Fighting the Power: Chuck D of Public Enemy Sues Universal Music for $100 Million

San Francisco, Calif.: Veteran hip-hop musician and lecturer Chuck D of Public Enemy has announced a class-action lawsuit against Universal Music Group. The core of the lawsuit (filed in a California federal court) accuses UMG of using shady accounting practices to deliberately withhold royalties that would otherwise be owed to recording artists whose work falls under the Universal umbrella (UMG has several labels and brand imprints in its vast catalog, including Island/Def Jam, Interscope, Geffen and more.) In particular, the allegations contend that digitally-based sales (including full songs and albums as well as ringtones for cellular phones) have been categorized in the same manner as physical CDs, using an outmoded model to calculate royalties due.

So far, news of the lawsuit has elicited no response from hip-hop’s current premier artists. But Jay Z, Ludacris, Kanye West, Eminem, Rick Ross, Lil’ Wayne, Drake, T.I., Snoop, Game, and the rest should all take notice. So much of the hip-hop swagger channels the spirit of legendary hellraiser Stagger Lee, an African-American folk legend whose story was turned into a song that has spawned any number of cover versions. Hip-hop is a unique movement in American pop because, perhaps unlike the early punk-rock era, hip-hop performers have tended to present an anti-establishment demeanor (and the content of most records tends to be far from rated G) while also enjoying the spoils of mainstream stardom, i.e., endorsement deals, film and television roles, and even political fundraising. Self-described former gangbangers, drug-peddlers, “killers” and pimps now share space with A-list Hollywood celebrities, captains of industry and the like in high-end nightclubs, five-star restaurants and invitation-only boutiques.

This author wonders how many rappers who swear that they are gangsters, hustlers, rebels, etc., will be willing to publicly support (hip-hop translation: co-sign) this class action lawsuit, and actually work on something substantive to change how the recording industry treats its artists. Often, hip-hop performers who achieve some level of commercial success tend to go with the flow of their imbalanced contracts, complaining to the press occaisonally, but never really doing anything about it. If the interviews that they participate in (and the Tweets they send) are to be believed, hip-hop’s elite invest more in their vehicles, jewelry, and other material indulgences than any kind of infrastructure to ensure legacy wealth for their children.

This author is willing to speculate that these rappers’ attorneys have their own kids’ and grandkids’ college funds sewn up, but the rappers themselves can’t say the same. Too many will write this lawsuit off as “player hating” either because they don’t have the intellectual capacity to understand it or the moral courage to follow through with it.

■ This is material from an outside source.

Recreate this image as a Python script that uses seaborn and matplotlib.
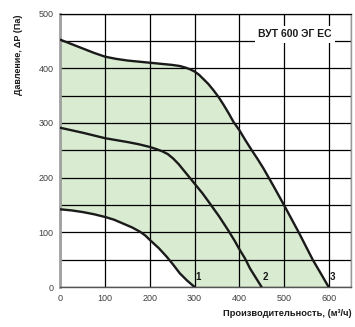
import matplotlib
matplotlib.use("Agg")
import matplotlib.pyplot as plt
import seaborn as sns

# Curve data (flow m3/h, pressure Pa)
x1 = [0, 25, 50, 75, 100, 120, 140, 160, 178, 190, 200, 220, 238, 252, 267, 283, 300]
y1 = [142, 140, 137, 133, 128, 123, 116, 109, 101, 94, 86, 71, 55, 41, 25, 12, 0]

x2 = [0, 50, 100, 150, 175, 200, 215, 228, 240, 252, 264, 275, 288, 301, 318, 334, 355,
      375, 390, 401, 413, 424, 437, 450]
y2 = [291, 282, 272, 265, 261, 256, 252, 248, 243, 235, 225, 214, 201, 188, 171, 153, 129,
      104, 84, 68, 52, 34, 17, 0]

x3 = [0, 25, 50, 75, 100, 125, 150, 175, 200, 225, 250, 267, 280, 290, 300, 310, 320, 331,
      342, 354, 365, 376, 387, 400, 414, 428, 441, 454, 477, 500, 533, 565, 583, 600]
y3 = [452, 444, 436, 428, 421, 417, 414, 412, 410, 408, 406, 404, 401, 398, 394, 388, 380, 371,
      360, 347, 333, 318, 302, 287, 268, 250, 234, 217, 184, 150, 100, 49, 24, 0]

curve_names = ["1", "2", "3"]
title_text = "ВУТ 600 ЭГ ЕС"

sns.set_style("white")
plt.rcParams["font.family"] = ["Liberation Sans", "DejaVu Sans"]

fig = plt.figure(figsize=(3.55, 3.27), dpi=100)
ax = fig.add_axes([0.1704, 0.1223, 0.8183, 0.8364])

# green working area between curve 1 and curve 3
poly_x = list(x3) + list(x1[::-1])
poly_y = list(y3) + list(y1[::-1])
ax.fill(poly_x, poly_y, color="#d9ebd0", lw=0, zorder=0)

ax.set_xlim(0, 650)
ax.set_ylim(0, 500)
ax.set_xticks(range(0, 601, 100))
ax.set_yticks(range(0, 501, 100))
ax.set_yticks(range(50, 500, 100), minor=True)
ax.set_xticks([650], minor=True)
ax.grid(True, which="both", color="black", lw=0.9, zorder=1)
ax.tick_params(axis="y", which="minor", length=0)
ax.tick_params(axis="x", which="minor", length=0)
ax.tick_params(axis="both", which="major", labelsize=6.5, labelcolor="#404040",
               length=3, width=0.6, color="#808080", pad=2)

for xs, ys in [(x1, y1), (x2, y2), (x3, y3)]:
    sns.lineplot(x=xs, y=ys, ax=ax, color="#1a1a1a", lw=1.7, estimator=None,
                 sort=False, zorder=3)

for name, xe in zip(curve_names, [x1[-1], x2[-1], x3[-1]]):
    ax.text(xe + 8, 18, name, fontsize=7, fontweight="bold", color="#1a1a1a",
            ha="center", va="center", zorder=4)

ax.text(525, 462, title_text, fontsize=7.5, fontweight="bold", color="#1a1a1a",
        ha="center", va="center", zorder=4,
        bbox=dict(facecolor="white", edgecolor="none", pad=2.5))

ax.spines["top"].set_color("black")
ax.spines["top"].set_linewidth(0.9)
ax.spines["right"].set_color("#999999")
ax.spines["right"].set_linewidth(1.0)
ax.spines["left"].set_color("#a0a0a0")
ax.spines["left"].set_linewidth(2.0)
ax.spines["bottom"].set_color("#555555")
ax.spines["bottom"].set_linewidth(1.0)

fig.text(352 / 355, 1 - 314 / 327, "Производительность, (м³/ч)", fontsize=6.7,
         fontweight="bold", color="#1a1a1a", ha="right", va="center")
fig.text(19 / 355, 1 - 55 / 327, "Давление, ΔP (Па)", fontsize=6.5,
         fontweight="bold", color="#1a1a1a", ha="center", va="center", rotation=90)

fig.savefig("out.png", dpi=100)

Chuck D (born Carlton Ridenhour) is no stranger to lawsuits. In the 1990s, he sued the McKenzie River Corporation, then-makers of St. Ides brand malt liquor, for the unauthorized use of his voice in a radio spot. He also sued Arista Records over the use of his sampled voice on the Notorious B.I.G. song “Ten Crack Commandments.” The latter lawsuit was fraught with controversy, as Christopher Wallace (a.k.a. Biggie) had recently been slain in a Los Angeles shooting. His estate ended up being named as a party in the suit, leading some in the hip-hop community of artists and fans to simply look at it as a cash-grab.

In period interviews of the time, Public Enemy frontman asserted that the main point of the Arista lawsuit was to highlight that the fortunes of the record-company executives typically dwarfed that of the artists in their stable, and that the themes contained in the records had little if any impact on the executives’ daily lives, while they almost certainly did with the rappers and their inner-city fans.

To take things to another (likely controversial) level, this author also feels compelled to point out that the top bosses of the music industry, by and large do not have to live with the “street codes” that many rappers profess to live by (and, in some cases, go to jail by.) People like Jimmy Iovine (Interscope/Universal), Clive Davis (Arista/J/BMG), L.A. Reid (formerly of Island/Def jam, now at Sony), Barry Weiss (Jive/Sony), Howard Stringer (Sony), Charles Allen (EMI), Roger Faxon (EMI), Edgar Bronfman Jr. (Warner) and Stephen Cooper (Warner) are all comfortably cashing checks, living in gated communities and penthouses, directly or indirectly profiting off the tales of street mayhem and, to coin a word– deathsploitation– that some rappers and their fans feel that they have to adhere to in order to stay relevant.